Carnia, Udine, Friuli-Venezia Giulia
Carnia's extraordinary stuffed pasta — perhaps the most complex filling in the Italian canon: a sweet-savoury-spiced mixture of ricotta, cooked spinach, raisins, pine nuts, candied citrus peel, chocolate, cinnamon, nutmeg, and smoked ricotta affumicata, encased in a simple semola-and-water dough half-moon, boiled and dressed with browned butter, smoked ricotta, and a drizzle of elderflower vinegar. Every village in Carnia has its own version — the filling can include up to 25 ingredients. Named from the Friulian 'cialzòns' (literally 'little trouser'), the pasta's shape resembling old-fashioned breeches.
The most mysterious pasta filling in Italy: ricotta and spinach in savoury context, haunted by raisin sweetness, chocolate bitterness, and cinnamon spice — then browned butter and smoked ricotta to bring it home
The filling's sweet-savoury balance is the defining technical challenge — the chocolate, raisin, and cinnamon must be present but not dominate; the ricotta and spinach must ground the mixture in savoury. The pasta half-moon must be sealed completely with no air pockets — the sweet filling expands when heated and will burst unsealed edges. The browned butter is the only sauce — its hazelnut depth is the correct counterpoint to the complex filling.
The filling can be made 24 hours ahead and refrigerated — the flavours develop significantly overnight. For the elderflower vinegar (aceto di sambuco): reduce elderflower syrup by half with white wine vinegar, or substitute with a drop of balsamic diluted with white wine vinegar.

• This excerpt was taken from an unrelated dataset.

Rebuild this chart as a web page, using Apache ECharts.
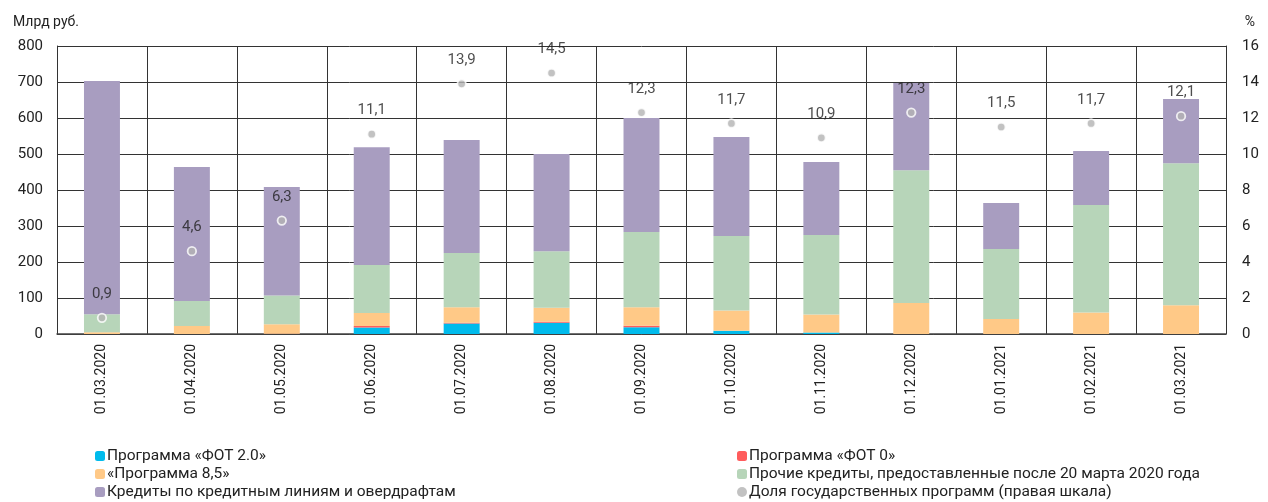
<!DOCTYPE html>
<html>
<head>
<meta charset="utf-8">
<script src="https://cdn.jsdelivr.net/npm/echarts@6/dist/echarts.min.js"></script>
<style>
  html, body { margin: 0; padding: 0; background: #fff; }
  #chart { width: 1268px; height: 502px; }
</style>
</head>
<body>
<div id="chart"></div>
<script>
const categories = ['01.03.2020', '01.04.2020', '01.05.2020', '01.06.2020', '01.07.2020', '01.08.2020',
    '01.09.2020', '01.10.2020', '01.11.2020', '01.12.2020', '01.01.2021', '01.02.2021', '01.03.2021'];

// млрд руб., сегменты стека
const fot20 = [0, 0, 0, 18, 29, 31, 19, 9, 4, 0, 0, 0, 0];
const fot0 = [0, 0, 1, 4, 2, 3, 4, 0, 0, 0, 0, 0, 0];
const prog85 = [5, 22, 26, 36, 43, 39, 51, 56, 50, 86, 42, 60, 80];
const otherLoans = [50, 70, 80, 134, 151, 157, 209, 207, 221, 369, 194, 298, 394];
const creditLines = [648, 372, 301, 327, 314, 270, 317, 275, 203, 242, 128, 150, 179];

// %, правая шкала
const govShare = [0.9, 4.6, 6.3, 11.1, 13.9, 14.5, 12.3, 11.7, 10.9, 12.3, 11.5, 11.7, 12.1];

const leftTicks = [0, 800, 100];
const rightTicks = [0, 16, 2];

const FONT = 'Roboto';
const TEXT = '#222';

const chart = echarts.init(document.getElementById('chart'));

function barSeries(name, data, color) {
    return {
        name: name,
        type: 'bar',
        stack: 'total',
        data: data,
        barWidth: '40%',
        itemStyle: { color: color },
        emphasis: { disabled: true }
    };
}

const legendText = { fontFamily: FONT, fontSize: 15.5, lineHeight: 16, color: TEXT, padding: [0, 0, 0, -3] };

const option = {
    animation: false,
    textStyle: { fontFamily: FONT, color: TEXT },
    title: [
        { text: 'Млрд руб.', left: 8, top: 10, textStyle: { fontFamily: FONT, fontSize: 14, fontWeight: 'normal', color: TEXT } },
        { text: '%', right: 8, top: 10, textStyle: { fontFamily: FONT, fontSize: 14, fontWeight: 'normal', color: TEXT } }
    ],
    legend: [
        {
            orient: 'vertical', left: 90, top: 443, height: 80, itemGap: 2, itemWidth: 10, itemHeight: 10,
            textStyle: legendText,
            data: ['Программа «ФОТ 2.0»', '«Программа 8,5»', 'Кредиты по кредитным линиям и овердрафтам']
        },
        {
            orient: 'vertical', left: 732, top: 443, height: 80, itemGap: 2, itemWidth: 10, itemHeight: 10,
            textStyle: legendText,
            data: ['Программа «ФОТ 0»', 'Прочие кредиты, предоставленные после 20 марта 2020 года',
                { name: 'Доля государственных программ (правая шкала)', icon: 'circle', itemStyle: { borderWidth: 0 } }]
        }
    ],
    grid: { left: 57, right: 42, top: 46, bottom: 168 },
    xAxis: {
        type: 'category',
        data: categories,
        boundaryGap: true,
        axisLine: { lineStyle: { color: '#444', width: 1.5 } },
        axisTick: { show: false },
        axisLabel: { rotate: 90, margin: 10, fontSize: 14, color: TEXT, fontFamily: FONT },
        splitLine: { show: true, lineStyle: { color: '#333', width: 1 } }
    },
    yAxis: [
        {
            type: 'value',
            min: leftTicks[0], max: leftTicks[1], interval: leftTicks[2],
            axisLine: { show: true, lineStyle: { color: '#333' } },
            axisTick: { show: false },
            axisLabel: { fontSize: 15, color: TEXT, margin: 14, fontFamily: FONT },
            splitLine: { lineStyle: { color: '#333', width: 1 } }
        },
        {
            type: 'value',
            min: rightTicks[0], max: rightTicks[1], interval: rightTicks[2],
            axisLine: { show: true, lineStyle: { color: '#333' } },
            axisTick: { show: false },
            axisLabel: { fontSize: 15, color: TEXT, margin: 16, fontFamily: FONT },
            splitLine: { show: false }
        }
    ],
    series: [
        barSeries('Программа «ФОТ 2.0»', fot20, '#00bbec'),
        barSeries('Программа «ФОТ 0»', fot0, '#ff5c5c'),
        barSeries('«Программа 8,5»', prog85, '#ffc987'),
        barSeries('Прочие кредиты, предоставленные после 20 марта 2020 года', otherLoans, '#b7d5b9'),
        barSeries('Кредиты по кредитным линиям и овердрафтам', creditLines, '#a89dc0'),
        {
            name: 'Доля государственных программ (правая шкала)',
            type: 'scatter',
            yAxisIndex: 1,
            data: govShare,
            symbolSize: 8.5,
            z: 5,
            itemStyle: { color: '#b3b3b3', borderColor: '#fff', borderWidth: 1.8 },
            label: {
                show: true,
                position: 'top',
                distance: 11,
                fontSize: 15,
                color: TEXT,
                fontFamily: FONT,
                formatter: p => String(p.value).replace('.', ',')
            }
        }
    ]
};

chart.setOption(option);
</script>
</body>
</html>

The smoked ricotta grated over the finished dish adds the final aromatic note that ties everything together.
Over-sweetening the filling — it should be mysterious and complex, not dessert-like. Not sealing edges properly — sweet filling bursting into cooking water makes the water taste of dessert. Using regular ricotta without smoked ricotta affumicata — the smoke is the bridge between the sweet filling and the savoury butter dressing. Cooking too long — the delicate pasta tears.